-- The task --
Extract the run of lines that starts at the top of the records below and ends at the line with "const yTicks = [0, 100, 200, 300, 400];", keeping both ends and excluding pictures.

╭─ Record list

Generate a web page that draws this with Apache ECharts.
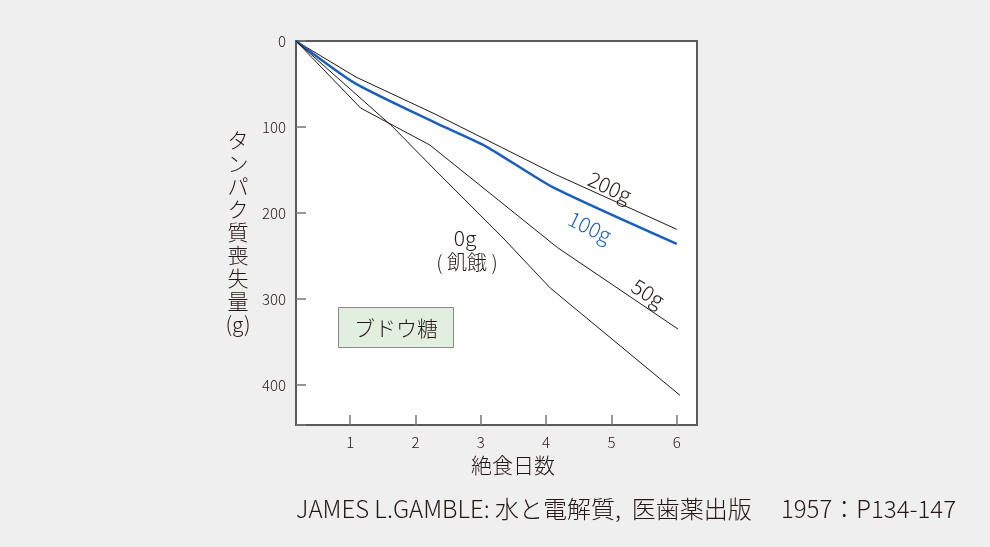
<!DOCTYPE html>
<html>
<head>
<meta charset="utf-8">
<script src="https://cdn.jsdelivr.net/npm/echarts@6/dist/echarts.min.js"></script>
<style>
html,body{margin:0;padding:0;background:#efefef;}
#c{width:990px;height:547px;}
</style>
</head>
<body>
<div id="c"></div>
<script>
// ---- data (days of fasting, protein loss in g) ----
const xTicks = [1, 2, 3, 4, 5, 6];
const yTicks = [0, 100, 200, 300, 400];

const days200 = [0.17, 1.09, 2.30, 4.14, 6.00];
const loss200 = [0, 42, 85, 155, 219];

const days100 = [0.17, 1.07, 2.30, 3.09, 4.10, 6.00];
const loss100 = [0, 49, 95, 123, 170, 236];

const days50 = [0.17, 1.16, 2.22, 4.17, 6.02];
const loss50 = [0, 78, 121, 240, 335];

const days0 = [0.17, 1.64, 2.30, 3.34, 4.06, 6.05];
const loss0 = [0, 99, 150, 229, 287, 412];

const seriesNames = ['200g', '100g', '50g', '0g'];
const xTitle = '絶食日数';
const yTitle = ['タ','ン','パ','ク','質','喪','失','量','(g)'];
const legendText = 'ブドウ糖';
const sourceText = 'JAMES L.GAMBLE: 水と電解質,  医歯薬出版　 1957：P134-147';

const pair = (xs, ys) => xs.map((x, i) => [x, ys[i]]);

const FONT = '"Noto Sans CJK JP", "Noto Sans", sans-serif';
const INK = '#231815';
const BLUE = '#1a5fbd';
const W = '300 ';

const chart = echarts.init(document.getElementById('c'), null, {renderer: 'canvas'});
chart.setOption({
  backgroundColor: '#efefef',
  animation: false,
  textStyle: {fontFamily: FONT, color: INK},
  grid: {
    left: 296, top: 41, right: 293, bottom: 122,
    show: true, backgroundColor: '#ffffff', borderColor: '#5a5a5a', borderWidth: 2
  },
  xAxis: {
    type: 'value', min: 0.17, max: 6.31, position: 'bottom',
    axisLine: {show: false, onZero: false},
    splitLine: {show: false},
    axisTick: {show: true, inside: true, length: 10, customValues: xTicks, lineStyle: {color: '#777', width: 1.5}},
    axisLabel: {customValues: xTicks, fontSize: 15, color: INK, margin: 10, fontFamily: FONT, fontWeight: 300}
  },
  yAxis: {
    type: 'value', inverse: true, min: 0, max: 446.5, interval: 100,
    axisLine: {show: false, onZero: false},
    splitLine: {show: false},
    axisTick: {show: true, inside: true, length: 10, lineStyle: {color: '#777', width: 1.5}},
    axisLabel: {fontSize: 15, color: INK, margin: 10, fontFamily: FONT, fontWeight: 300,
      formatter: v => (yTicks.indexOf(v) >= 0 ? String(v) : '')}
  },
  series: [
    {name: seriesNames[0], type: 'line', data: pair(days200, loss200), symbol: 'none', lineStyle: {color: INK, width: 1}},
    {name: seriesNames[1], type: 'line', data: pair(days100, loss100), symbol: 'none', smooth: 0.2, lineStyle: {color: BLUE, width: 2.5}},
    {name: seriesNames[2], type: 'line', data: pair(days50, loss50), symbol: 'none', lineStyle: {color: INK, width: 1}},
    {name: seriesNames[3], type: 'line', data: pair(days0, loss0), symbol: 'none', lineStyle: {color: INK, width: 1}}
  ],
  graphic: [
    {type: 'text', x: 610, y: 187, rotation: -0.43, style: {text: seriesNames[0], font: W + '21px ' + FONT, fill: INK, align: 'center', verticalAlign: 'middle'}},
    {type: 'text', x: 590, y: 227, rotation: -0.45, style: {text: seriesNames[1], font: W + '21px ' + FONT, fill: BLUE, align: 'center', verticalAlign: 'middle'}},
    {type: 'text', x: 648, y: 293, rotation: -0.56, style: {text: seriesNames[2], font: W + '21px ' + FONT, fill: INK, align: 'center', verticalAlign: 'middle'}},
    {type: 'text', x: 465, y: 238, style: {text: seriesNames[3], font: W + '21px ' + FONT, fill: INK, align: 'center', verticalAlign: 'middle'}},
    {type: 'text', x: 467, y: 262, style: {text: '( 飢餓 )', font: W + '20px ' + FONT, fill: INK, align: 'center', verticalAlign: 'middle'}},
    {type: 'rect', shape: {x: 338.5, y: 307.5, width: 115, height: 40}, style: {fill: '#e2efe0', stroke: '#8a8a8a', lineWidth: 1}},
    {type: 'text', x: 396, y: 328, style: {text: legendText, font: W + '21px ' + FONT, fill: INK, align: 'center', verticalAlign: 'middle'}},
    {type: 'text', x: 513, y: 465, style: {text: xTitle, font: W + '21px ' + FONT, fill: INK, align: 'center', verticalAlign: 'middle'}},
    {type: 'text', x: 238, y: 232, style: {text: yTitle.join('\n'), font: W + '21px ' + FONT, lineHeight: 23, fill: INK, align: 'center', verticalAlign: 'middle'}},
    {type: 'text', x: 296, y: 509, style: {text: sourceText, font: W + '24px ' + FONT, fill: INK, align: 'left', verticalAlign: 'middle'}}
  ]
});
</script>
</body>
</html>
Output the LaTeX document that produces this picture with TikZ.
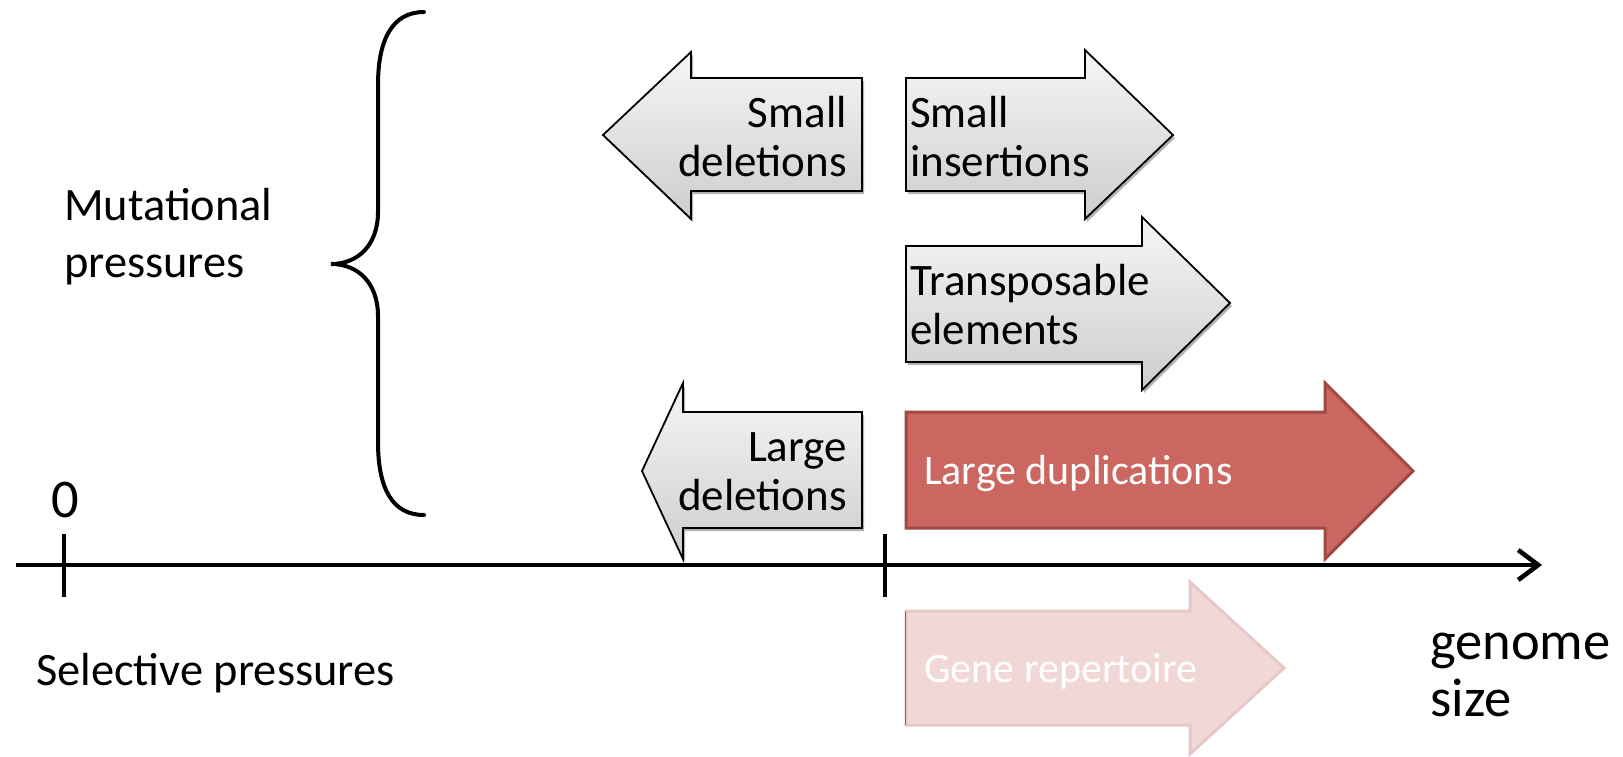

╰─

-- Written response --
Generate a web page that draws this with Apache ECharts.
<!DOCTYPE html>
<html>
<head>
<meta charset="utf-8">
<script src="https://cdn.jsdelivr.net/npm/echarts@6/dist/echarts.min.js"></script>
<style>
html,body{margin:0;padding:0;background:#efefef;}
#c{width:990px;height:547px;}
</style>
</head>
<body>
<div id="c"></div>
<script>
// ---- data (days of fasting, protein loss in g) ----
const xTicks = [1, 2, 3, 4, 5, 6];
const yTicks = [0, 100, 200, 300, 400];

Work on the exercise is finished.